A published report says that the number of relationships will be reduced to 50 from 600. This, DBAM officials believe, will reduce the number of sales and research pitches its traders have to face. It also means that the big bank is going to take a more finicky approach to sell-side research. Analysts offering research services will be forced to offer a better quality of service to DBAM. A spokesman for DBAM didn't return phone calls as Traders Magazine was going to press.


*Transaction fees have become the latest battleground between the American Stock Exchange and the Big Board in the war over exchange traded funds. The NYSE, which has been making a big push to obtain this kind of business, recently began trading these funds, but waived all transaction charges. Not to be outdone, Amex responded by waiving all fees on SPDRs, HOLDRs and other EFTs.

The Amex is taking the challenge from the NYSE very seriously, industry observers have said. That's because it has already lost the leadership of the Nasdaq 100 tracking stock, or QQQ, to Island ECN. Amex has had the most to lose from changes in the exchange traded funds business. It had been the leader in this field, with many systems programmed to send business to it.
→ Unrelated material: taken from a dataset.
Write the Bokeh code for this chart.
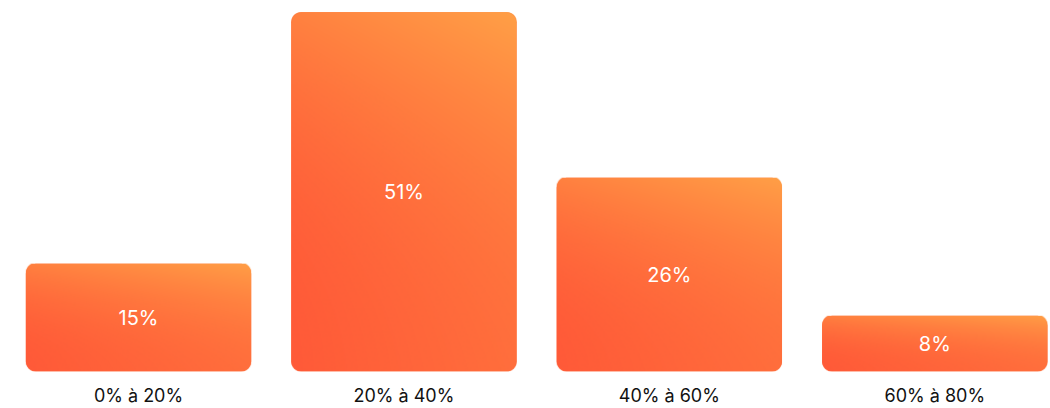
import numpy as np
from bokeh.plotting import figure
from bokeh.models import Range1d, FixedTicker, ColumnDataSource
from bokeh.embed import file_html
from bokeh.resources import INLINE
from bokeh.core.properties import value

# ---- data -------------------------------------------------------------
categories = ["0% à 20%", "20% à 40%", "40% à 60%", "60% à 80%"]
shares = [15, 51, 26, 8]                 # percentages printed on the bars
bar_heights = [15.3, 51.0, 27.5, 7.9]    # bar heights as drawn in the picture
labels = [f"{s}%" for s in shares]
positions = list(range(len(categories)))

# ---- style ------------------------------------------------------------
W, H = 1050, 408
BOTTOM = 36
X0, X1 = -0.52, 3.436
Y0, Y1 = 0, 52.65
BAR_W = 0.849
RADIUS = 10
RED = np.array([255, 90, 56], dtype=float)
ORANGE = np.array([255, 158, 70], dtype=float)

p = figure(width=W, height=H, output_backend="svg", toolbar_location=None,
           x_range=Range1d(X0, X1), y_range=Range1d(Y0, Y1),
           min_border_left=0, min_border_right=0, min_border_top=0,
           min_border_bottom=BOTTOM, y_axis_location=None)
p.outline_line_color = None
p.xgrid.grid_line_color = None
p.ygrid.grid_line_color = None
p.background_fill_color = "white"
p.border_fill_color = "white"

sx = W / (X1 - X0)
sy = (H - BOTTOM) / (Y1 - Y0)


def gradient_image(npx_w, npx_h, r):
    u = (np.arange(npx_w) + 0.5) / npx_w
    v = (np.arange(npx_h) + 0.5) / npx_h
    U, V = np.meshgrid(u, v)
    t = 0.58 * V ** 2.2 + 0.30 * U + 0.15 * U * V
    t = np.clip(t, 0, 1)
    rgb = RED[None, None, :] * (1 - t[..., None]) + ORANGE[None, None, :] * t[..., None]
    # rounded-corner alpha mask
    px = np.arange(npx_w) + 0.5
    py = np.arange(npx_h) + 0.5
    PX, PY = np.meshgrid(px, py)
    cx = np.clip(PX, r, npx_w - r)
    cy = np.clip(PY, r, npx_h - r)
    d = np.sqrt((PX - cx) ** 2 + (PY - cy) ** 2)
    alpha = np.clip(r - d + 0.5, 0, 1)
    img = np.empty((npx_h, npx_w), dtype=np.uint32)
    view = img.view(dtype=np.uint8).reshape((npx_h, npx_w, 4))
    view[..., 0] = rgb[..., 0].astype(np.uint8)
    view[..., 1] = rgb[..., 1].astype(np.uint8)
    view[..., 2] = rgb[..., 2].astype(np.uint8)
    view[..., 3] = (alpha * 255).astype(np.uint8)
    return img


images, img_x, img_dw, img_dh = [], [], [], []
for pos, h in zip(positions, bar_heights):
    nw = int(round(BAR_W * sx))
    nh = int(round(h * sy))
    images.append(gradient_image(nw, nh, RADIUS))
    img_x.append(pos - BAR_W / 2)
    img_dw.append(BAR_W)
    img_dh.append(h)

bars = ColumnDataSource(dict(x=positions, top=bar_heights, mid=[h / 2 for h in bar_heights],
                             label=labels))
p.vbar(x="x", top="top", bottom=0, width=BAR_W, source=bars,
       fill_color="#FF7440", line_color=None, border_radius=RADIUS)

imgs = ColumnDataSource(dict(image=images, x=img_x, y=[0] * len(images), dw=img_dw, dh=img_dh))
p.image_rgba(image="image", x="x", y="y", dw="dw", dh="dh", source=imgs)

p.text(x="x", y="mid", text="label", source=bars, text_color="white",
       text_font=value("Inter"), text_font_size="20px",
       text_align="center", text_baseline="middle")

ax = p.xaxis[0]
ax.ticker = FixedTicker(ticks=positions)
ax.major_label_overrides = {i: c for i, c in zip(positions, categories)}
ax.axis_line_color = None
ax.major_tick_line_color = None
ax.minor_tick_line_color = None
ax.major_tick_out = 0
ax.major_tick_in = 0
ax.major_label_text_font = "Inter"
ax.major_label_text_font_size = "18px"
ax.major_label_text_color = "#111111"
ax.major_label_standoff = 13

open("out.html", "w").write(file_html(p, INLINE))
However, now that leadership is under attack.


*Nasdaq, in announcing its tougher corporate governance standards, took a swipe at the New York Stock Exchange. Nasdaq officials said that they no longer will allow exchange officials to sit on the boards of their member companies. Nasdaq Chairman Hardwick Simmons ended a letter to the Securities and Exchange Commission outlining new standards by writing, "As noted above, several of the changes under consideration would be more effective if adopted by all markets."

Nasdaq officials privately criticized NYSE Chairman Richard Grasso for sitting on the boards of some of the companies that are members of the Big Board. However, an NYSE spokesman said this has been a long-standing practice. "We do it to allow our people to have a unique view of their companies and to have a better insight into these companies," the spokesman said.